73 Mafia suspects facing charges as 'Big Frankie' blows the whistle

Big Frankie made nice with the guys, real nice

Big Frankie made nice with the guys, real nice. And he was a good fit with the Genovese crime family, earning their trust by an illegal cigarettes scam, just the way they liked it: lucrative and no one gets hurt.

But by yesterday 73 members of New York's biggest organised crime syndicate and their associates had discovered that there is another side to the trucker who was welcome at their weddings and birthday parties.

Sure, Frankie was a regular at weekly meetings in Patsy's place in Little Italy: Pasquale's Rigoletto ("another stellar dining option . . . whose pasta dishes, particularly the linguine frutti di mare, are local gold standards," according to New York magazine).

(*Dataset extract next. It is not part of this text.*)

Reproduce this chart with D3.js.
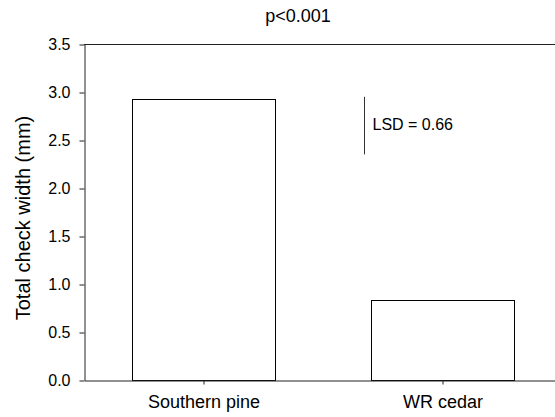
<!DOCTYPE html>
<html>
<head>
<meta charset="utf-8">
<script src="https://cdn.jsdelivr.net/npm/d3@7"></script>
<style>
    body { margin: 0; background: #fff; }
    svg { display: block; font-family: Arial, "Liberation Sans", sans-serif; }
</style>
</head>
<body>
<div id="chart"></div>
<script>
//----------------------------------------------------------------
// Données du graphique
//----------------------------------------------------------------
const categories = ["Southern pine", "WR cedar"];
const valeurs = [2.93, 0.83];
const yTicks = [0, 0.5, 1.0, 1.5, 2.0, 2.5, 3.0, 3.5];
const titre = "p<0.001";
const yLabel = "Total check width (mm)";
const lsdTexte = "LSD = 0.66";
const lsdHaut = 2.95;
const lsdBas = 2.35;

//----------------------------------------------------------------
// Mise en place du svg et des échelles
//----------------------------------------------------------------
const width = 555, height = 417;
const margin = {top: 44, right: -7, bottom: 37, left: 84};

const svg = d3.select("#chart").append("svg")
    .attr("width", width)
    .attr("height", height);

const x = d3.scaleBand()
    .domain(categories)
    .range([margin.left, width - margin.right])
    .paddingInner(0.4)
    .paddingOuter(0.2);

const y = d3.scaleLinear()
    .domain([0, 3.5])
    .range([height - margin.bottom, margin.top]);

/**
 * Dessin des barres
 */
svg.append("g")
    .selectAll("rect")
    .data(valeurs)
    .join("rect")
        .attr("x", (d, i) => Math.round(x(categories[i])) + 0.5)
        .attr("y", d => Math.round(y(d)) + 0.5)
        .attr("width", Math.round(x.bandwidth()))
        .attr("height", d => Math.round(y(0)) - Math.round(y(d)))
        .attr("fill", "white")
        .attr("stroke", "black")
        .attr("stroke-width", 1);

// axe Y
const axeY = svg.append("g")
    .attr("transform", "translate(" + (margin.left + 0.5) + ",0.5)")
    .call(d3.axisLeft(y)
        .tickValues(yTicks)
        .tickFormat(d3.format(".1f"))
        .tickSize(5)
        .tickSizeOuter(0)
        .tickPadding(9));

// axe X
const axeX = svg.append("g")
    .attr("transform", "translate(0.5," + (Math.round(y(0)) + 0.5) + ")")
    .call(d3.axisBottom(x)
        .tickSize(4)
        .tickSizeOuter(0)
        .tickPadding(11));

[axeY, axeX].forEach(function (a) {
    a.selectAll("path, line").attr("stroke", "#222");
    a.selectAll("text")
        .attr("fill", "black")
        .attr("font-family", "Arial, 'Liberation Sans', sans-serif");
});
axeY.selectAll("text").attr("font-size", 16);
axeX.selectAll("text").attr("font-size", 18);

// ligne du haut du cadre
svg.append("line")
    .attr("x1", margin.left)
    .attr("x2", width)
    .attr("y1", Math.round(y(3.5)) + 0.5)
    .attr("y2", Math.round(y(3.5)) + 0.5)
    .attr("stroke", "#222");

// titre
svg.append("text")
    .attr("x", 298)
    .attr("y", 22)
    .attr("text-anchor", "middle")
    .attr("font-size", 18)
    .text(titre);

// libellé de l'axe Y
svg.append("text")
    .attr("transform", "translate(30,218) rotate(-90)")
    .attr("text-anchor", "middle")
    .attr("font-size", 20)
    .text(yLabel);

/**
 * Barre du LSD
 */
const lsdX = Math.round(x(categories[1])) - 7 + 0.5;
svg.append("line")
    .attr("x1", lsdX)
    .attr("x2", lsdX)
    .attr("y1", y(lsdHaut))
    .attr("y2", y(lsdBas))
    .attr("stroke", "#333");

svg.append("text")
    .attr("x", lsdX + 8)
    .attr("y", (y(lsdHaut) + y(lsdBas)) / 2 + 4)
    .attr("font-size", 16)
    .text(lsdTexte);
</script>
</body>
</html>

There he sat in on planning meetings conducted by those on the outside operating on behalf of the man on the inside: Vincent "the Chin" Gigante, the 73-year-old head of the family who feigned insanity by mumbling his way through Greenwich Village in pyjamas and bathrobe until he was sentenced to 12 years in 1997 for racketeering.

READ MORE

But Frankie (32) had a life outside "the life", as a detective in the New York police department, and his 30 months under cover was central to the charges laid against the mobsters, among them the men known as Pete the Jeweller, Mikey Hands, Baby Carmine and Juan Margherita.

They are accused of crimes ranging from gun trafficking to demanding protection money from delicatessens, which brought in $14 million in the past three years. They also tried, but failed, to steal $6 million in payroll money from the New York Times. "He was very well taken in by the bad guys," said Mr Barry Mawn, the FBI assistant director for New York.

"These charges are the result of another highly successful infiltration of the Genovese family by the organised crime taskforce, this time by an undercover police detective who I commend for having risked his safety on almost a daily basis. We have once again been able to look at the mob from both the inside as well as the outside." Big Frankie was responsible for "perhaps the most significant and successful undercover operation in law enforcement history".

All the time the was posing as the owner of a trucking company and taking part in insurance frauds and fencing stolen jewellery and alcohol, he was recording conversations between the mobsters.

But he got into character so convincingly that he became almost too well known to crime family members on Staten Island, which has New York's highest concentration of Italian Americans. To avoid blowing his cover, the unmarried detective moved from the home he shared there with his parents to another in New Jersey.

Having fallen in with a former police officer who was now associated with the family, he finally got to know Pasquale "Patsy" Parrello, who worked from his restaurant in the Bronx and is one of the capos being held on racketeering charges. Mr Parrello was said to be so security conscious that he wore a device to detect recording equipment. Big Frankie's exploits mirror those of "Donnie Brasco", the FBI agent who masqueraded as a fence for the mob in New York in the 1970s and helped to cripple the Bonannos, another of the five main New York crime families.